Transcribe the listing verbatim. Do not carry over any pictures.
★ ★ ★ ★
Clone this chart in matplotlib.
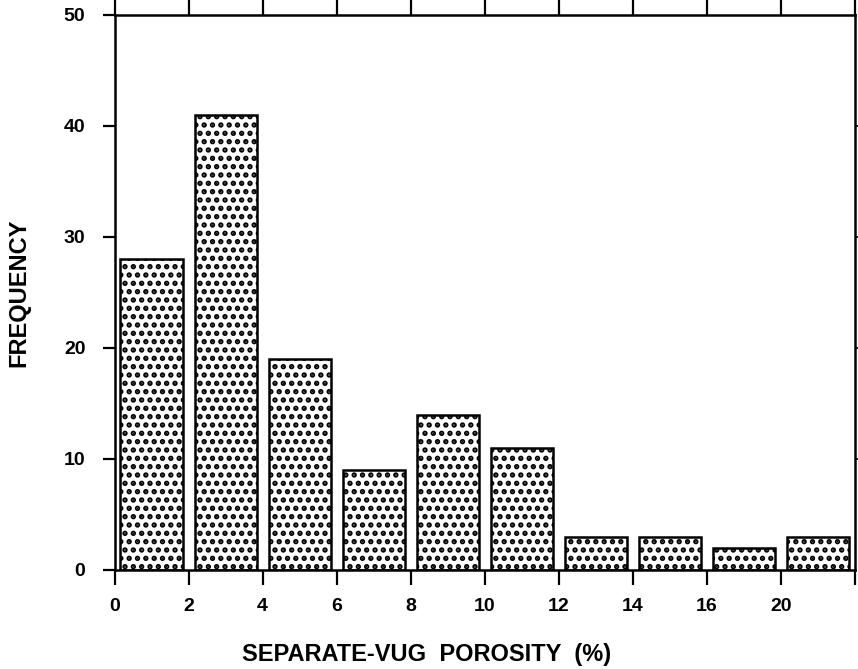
import matplotlib
matplotlib.use("Agg")
import matplotlib.pyplot as plt

# Data
bin_centers = [1, 3, 5, 7, 9, 11, 13, 15, 17, 19]
frequency = [28, 41, 19, 9, 14, 11, 3, 3, 2, 3]
x_tick_positions = [0, 2, 4, 6, 8, 10, 12, 14, 16, 18, 20]
x_tick_labels = ["0", "2", "4", "6", "8", "10", "12", "14", "16", "20", ""]
y_ticks = [0, 10, 20, 30, 40, 50]

plt.rcParams['font.family'] = ['Liberation Sans', 'DejaVu Sans']
plt.rcParams['font.weight'] = 'bold'
plt.rcParams['hatch.linewidth'] = 2.6

fig = plt.figure(figsize=(8.58, 6.69), dpi=100)
ax = fig.add_axes([0.1335, 0.148, 0.863, 0.8296])

ax.bar(bin_centers, frequency, width=1.68, facecolor='white', edgecolor='black',
       linewidth=1.8, hatch='..', zorder=2)

ax.set_xlim(0, 20)
ax.set_ylim(0, 50)
ax.set_xticks(x_tick_positions)
ax.set_xticklabels(x_tick_labels, fontsize=14, fontweight='bold')
ax.set_yticks(y_ticks)
ax.set_yticklabels([str(v) for v in y_ticks], fontsize=14, fontweight='bold')

for s in ax.spines.values():
    s.set_linewidth(1.8)

ax.tick_params(axis='x', which='both', direction='out', length=11, width=1.6,
               top=True, labeltop=False, pad=9)
ax.tick_params(axis='y', which='both', direction='out', length=9, width=1.6,
               left=True, right=False, pad=12)
# tiny right-side ticks
ax2 = ax.twinx()
ax2.set_ylim(0, 50)
ax2.set_yticks([10, 20, 30, 40])
ax2.set_yticklabels([])
ax2.tick_params(axis='y', direction='out', length=3, width=1.2)
for s in ax2.spines.values():
    s.set_visible(False)

ax.set_xlabel("SEPARATE-VUG  POROSITY  (%)", fontsize=17, fontweight='bold')
ax.set_ylabel("FREQUENCY", fontsize=17, fontweight='bold')
# place labels: x label center ~ (427, 655) px; y label center ~ (19, 292) px
ax.xaxis.set_label_coords((427 - 114.5) / 740.5, -(655 - 570) / 555.0)
ax.yaxis.set_label_coords(-(114.5 - 19) / 740.5, (570 - 293) / 555.0)
ax.xaxis.label.set_va('center')
ax.yaxis.label.set_va('center')

fig.savefig("out.png", dpi=100)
★ ★ ★ ★
■ **ANSWER TO THIS EXERCISE**:
Clone this chart in matplotlib.
import matplotlib
matplotlib.use("Agg")
import matplotlib.pyplot as plt

# Data
bin_centers = [1, 3, 5, 7, 9, 11, 13, 15, 17, 19]
frequency = [28, 41, 19, 9, 14, 11, 3, 3, 2, 3]
x_tick_positions = [0, 2, 4, 6, 8, 10, 12, 14, 16, 18, 20]
x_tick_labels = ["0", "2", "4", "6", "8", "10", "12", "14", "16", "20", ""]
y_ticks = [0, 10, 20, 30, 40, 50]

plt.rcParams['font.family'] = ['Liberation Sans', 'DejaVu Sans']
plt.rcParams['font.weight'] = 'bold'
plt.rcParams['hatch.linewidth'] = 2.6

fig = plt.figure(figsize=(8.58, 6.69), dpi=100)
ax = fig.add_axes([0.1335, 0.148, 0.863, 0.8296])

ax.bar(bin_centers, frequency, width=1.68, facecolor='white', edgecolor='black',
       linewidth=1.8, hatch='..', zorder=2)

ax.set_xlim(0, 20)
ax.set_ylim(0, 50)
ax.set_xticks(x_tick_positions)
ax.set_xticklabels(x_tick_labels, fontsize=14, fontweight='bold')
ax.set_yticks(y_ticks)
ax.set_yticklabels([str(v) for v in y_ticks], fontsize=14, fontweight='bold')

for s in ax.spines.values():
    s.set_linewidth(1.8)

ax.tick_params(axis='x', which='both', direction='out', length=11, width=1.6,
               top=True, labeltop=False, pad=9)
ax.tick_params(axis='y', which='both', direction='out', length=9, width=1.6,
               left=True, right=False, pad=12)
# tiny right-side ticks
ax2 = ax.twinx()
ax2.set_ylim(0, 50)
ax2.set_yticks([10, 20, 30, 40])
ax2.set_yticklabels([])
ax2.tick_params(axis='y', direction='out', length=3, width=1.2)
for s in ax2.spines.values():
    s.set_visible(False)

ax.set_xlabel("SEPARATE-VUG  POROSITY  (%)", fontsize=17, fontweight='bold')
ax.set_ylabel("FREQUENCY", fontsize=17, fontweight='bold')
# place labels: x label center ~ (427, 655) px; y label center ~ (19, 292) px
ax.xaxis.set_label_coords((427 - 114.5) / 740.5, -(655 - 570) / 555.0)
ax.yaxis.set_label_coords(-(114.5 - 19) / 740.5, (570 - 293) / 555.0)
ax.xaxis.label.set_va('center')
ax.yaxis.label.set_va('center')

fig.savefig("out.png", dpi=100)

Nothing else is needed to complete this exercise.